近代五種とフェンシングの二刀流で20年東京オリンピック(五輪)を目指す才藤歩夢(23=マイナビ)は、1350点で初優勝を飾ったが、東京五輪代表の道は消滅した。

全日本女王の称号を手にした23歳は試合後、「優勝はすごくうれしい」と笑顔を浮かべながらも、複雑な心境を打ち明けた。「しょうがないかもしれないけど、全日本を優勝したからには(国際大会派遣に)選んでもらいたい気持ちもある。近代五種なので(馬術を除く)4種目の選考システムというのは…。正直、馬術も入れてほしい」。

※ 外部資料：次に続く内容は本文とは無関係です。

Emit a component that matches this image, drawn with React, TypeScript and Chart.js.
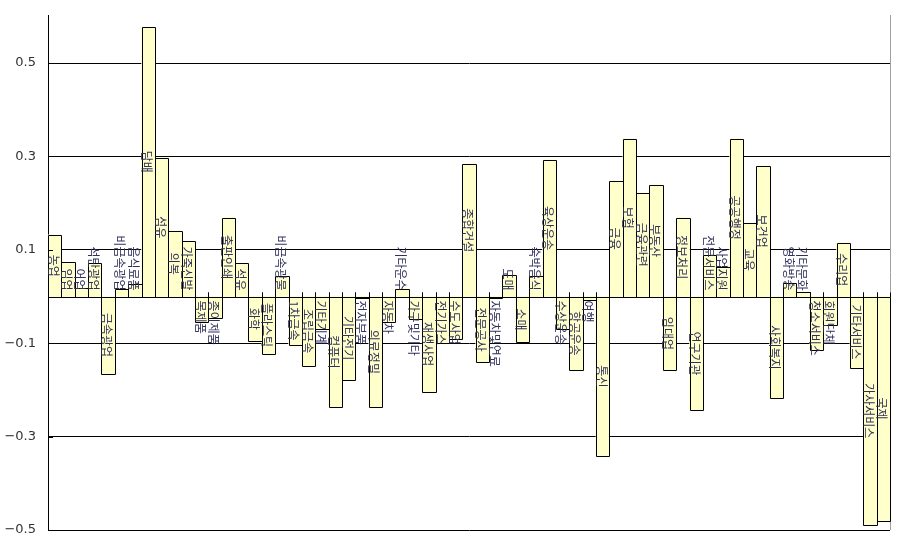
import { useEffect, useRef } from 'react';
import { Chart, registerables } from 'chart.js';

Chart.register(...registerables);

const sectors = [
  '농업', '임업', '어업', '석탄광업', '금속광업', '비금속광업', '음식료품', '담배', '섬유', '의복',
  '가죽신발', '목제품', '종이제품', '출판인쇄', '석유', '화학', '플라스틱', '비금속광물', '1차금속', '조립금속',
  '기타기계', '컴퓨터', '기타전기', '전자부품', '의료정밀', '자동차', '기타운수', '가구및기타', '재생사업', '전기가스',
  '수도사업', '종합건설', '전문공사', '자동차및연료', '도매', '소매', '숙박음식', '육상운송', '수상운송', '항공운송',
  '여행', '통신', '금융', '보험', '금융관련', '부동산', '임대업', '정보처리', '연구기관', '전문서비스',
  '사업지원', '공공행정', '교육', '보건업', '사회복지', '영화방송', '기타문화', '청소서비스', '회원단체', '수리업',
  '기타서비스', '가사서비스', '국제',
];

const values = [
  0.132, 0.073, 0.019, 0.071, -0.165, 0.017, 0.026, 0.577, 0.297, 0.141,
  0.118, -0.054, -0.047, 0.169, 0.071, -0.096, -0.122, 0.043, -0.103, -0.148,
  -0.07, -0.237, -0.178, -0.004, -0.237, -0.055, 0.017, -0.049, -0.204, -0.1,
  -0.09, 0.284, -0.141, -0.003, 0.047, -0.098, 0.045, 0.293, -0.069, -0.158,
  -0.007, -0.342, 0.248, 0.338, 0.222, 0.239, -0.158, 0.169, -0.244, 0.09,
  0.064, 0.338, 0.158, 0.28, -0.218, 0.028, 0.009, -0.115, -0.062, 0.115,
  -0.152, -0.489, -0.48,
];

const yTickValues = [-0.5, -0.3, -0.1, 0.1, 0.3, 0.5];
const yTickLabels = ['\u22120.5', '\u22120.3', '\u22120.1', '0.1', '0.3', '0.5'];
const yMin = -0.5;
const yMax = 0.603;

const overlayPlugin = {
  id: 'overlay',
  afterDatasetsDraw(chart: any) {
    const { ctx, chartArea: a, scales } = chart;
    const y = scales.y;
    const meta = chart.getDatasetMeta(0);
    const zeroY = Math.round(y.getPixelForValue(0)) + 0.5;
    ctx.save();
    ctx.lineWidth = 1;

    // right border (gray)
    ctx.strokeStyle = '#a0a0a0';
    ctx.beginPath();
    ctx.moveTo(Math.round(a.right) + 0.5, a.top);
    ctx.lineTo(Math.round(a.right) + 0.5, a.bottom);
    ctx.stroke();

    ctx.strokeStyle = '#000';
    // bar outlines
    meta.data.forEach((bar: any) => {
      const p = bar.getProps(['x', 'y', 'width'], true);
      const l = Math.round(p.x - p.width / 2) + 0.5;
      const r = Math.round(p.x + p.width / 2) + 0.5;
      const t = Math.round(p.y) + 0.5;
      ctx.beginPath();
      ctx.moveTo(l, zeroY);
      ctx.lineTo(l, t);
      ctx.lineTo(r, t);
      ctx.lineTo(r, zeroY);
      ctx.stroke();
      // small upward stub at category boundaries
      ctx.beginPath();
      ctx.moveTo(l, zeroY);
      ctx.lineTo(l, zeroY - 5);
      ctx.moveTo(r, zeroY);
      ctx.lineTo(r, zeroY - 5);
      ctx.stroke();
    });

    // zero line
    ctx.beginPath();
    ctx.moveTo(a.left, zeroY);
    ctx.lineTo(a.right, zeroY);
    ctx.stroke();

    // inward y tick marks
    yTickValues.forEach((v) => {
      const ty = Math.round(y.getPixelForValue(v)) + 0.5;
      ctx.beginPath();
      ctx.moveTo(a.left, ty);
      ctx.lineTo(a.left + 5, ty);
      ctx.stroke();
    });

    // labels inside bars, rotated to read top to bottom
    ctx.font = '12px "Noto Sans CJK KR", "Noto Sans CJK SC", sans-serif';
    ctx.fillStyle = '#2f2f5a';
    ctx.textAlign = 'center';
    ctx.textBaseline = 'middle';
    const rawZero = y.getPixelForValue(0);
    meta.data.forEach((bar: any, i: number) => {
      const p = bar.getProps(['x', 'y', 'base'], true);
      const label = sectors[i];
      const len = ctx.measureText(label).width;
      const half = len / 2;
      let cy = (p.y + rawZero) / 2;
      if (values[i] >= 0) {
        cy = Math.min(cy, rawZero - 6 - half);
      } else {
        cy = Math.max(cy, rawZero + 4 + half);
      }
      ctx.save();
      ctx.translate(p.x - 1.5, cy);
      ctx.rotate(Math.PI / 2);
      ctx.fillText(label, 0, 0);
      ctx.restore();
    });
    ctx.restore();
  },
};

export default function App() {
  const canvasRef = useRef<HTMLCanvasElement | null>(null);

  useEffect(() => {
    const canvas = canvasRef.current;
    if (!canvas) return;
    const chart = new Chart(canvas, {
      type: 'bar',
      data: {
        labels: sectors,
        datasets: [
          {
            data: values,
            backgroundColor: '#ffffcc',
            borderWidth: 0,
            categoryPercentage: 1,
            barPercentage: 1,
          },
        ],
      },
      options: {
        responsive: false,
        animation: false,
        devicePixelRatio: 1,
        layout: { padding: { left: 0, right: 13, top: 15, bottom: 20 } },
        plugins: {
          legend: { display: false },
          tooltip: { enabled: false },
        },
        scales: {
          x: {
            type: 'category',
            display: false,
            offset: true,
            grid: { display: false },
          },
          y: {
            type: 'linear',
            min: yMin,
            max: yMax,
            afterFit: (scale: any) => {
              scale.width = 48;
              scale.paddingTop = 0;
              scale.paddingBottom = 0;
            },
            afterBuildTicks: (scale: any) => {
              scale.ticks = yTickValues.map((v) => ({ value: v }));
            },
            border: { display: true, color: '#000', width: 1 },
            grid: {
              color: '#000',
              lineWidth: 1,
              drawTicks: false,
            },
            ticks: {
              padding: 12,
              color: '#333',
              font: { family: '"DejaVu Sans", sans-serif', size: 13 },
              callback: (_v: any, index: number) => yTickLabels[index],
            },
          },
        },
      },
      plugins: [overlayPlugin],
    });
    return () => chart.destroy();
  }, []);

  return (
    <div style={{ position: 'fixed', left: 0, top: 0, width: 903, height: 550, background: '#fff' }}>
      <canvas ref={canvasRef} width={903} height={550} />
    </div>
  );
}
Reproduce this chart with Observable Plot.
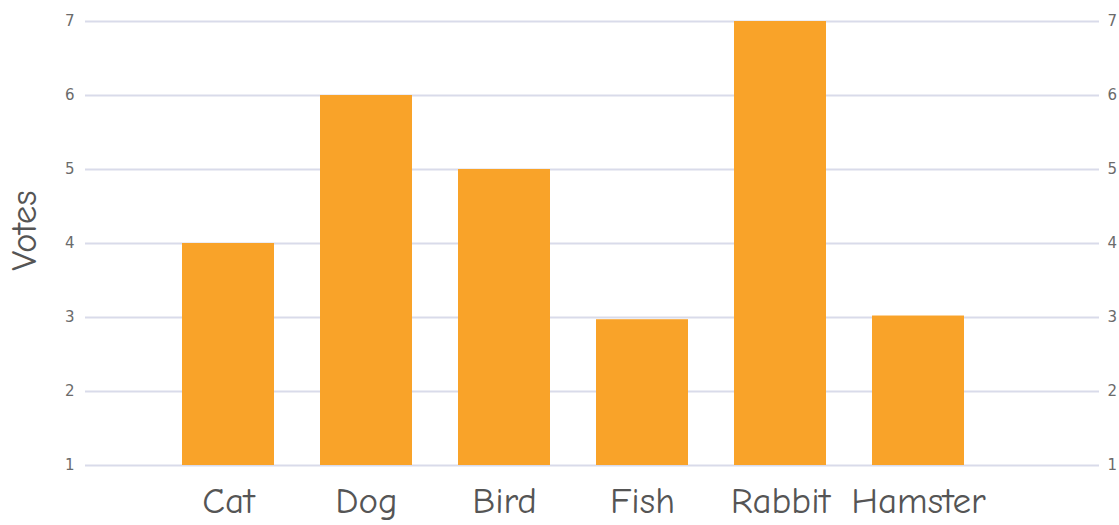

今大会は、来年6月末までの東京五輪代表選考会を兼ねるW杯などの国際大会に出場する日本代表を選出する重要な位置づけだった。これまでの実績から、16年リオ五輪代表の朝長なつ美(警視庁)ら3選手の派遣は既に決まっており、「残り1枠」を争った。

日本協会は、馬術を除いた4種目(競泳、フェンシング、射撃&ランニング)の上位者に残り1枠を与える選考基準を定めていた。馬術の馬は抽選で決まり、その時の運などもあるため選考対象種目から外された。そのため、1331点で2位の桑名知可子(自衛隊)が、馬術を除くと1ポイント差で才藤に勝り、東京五輪代表につながる残り1枠を獲得した。日本協会関係者によると、1ポイントは、射撃&ランニングで「1、2秒の差」という。

才藤は88年ソウル五輪代表で12年ロンドン五輪代表監督の浩さんを父に持つ。「世界で通用する選手になり、五輪に出場して父を超えたい」と目標を掲げていた。中学時代は陸上部に所属し、埼玉栄高で本格的にフェンシングを始めた。早大では、フェンシング部に所属しながら近代五種に取り組んだ。今春から社会人になり、夢舞台を目指して競技に専念した。今夏には、ケニアで高地トレーニング(標高約2400メートル)などを敢行し、課題のランニングの強化を図った。167センチの容姿端麗のアスリートは「1ポイント」に泣き、近代五種での五輪出場は24年パリ大会に持ち越しとなった。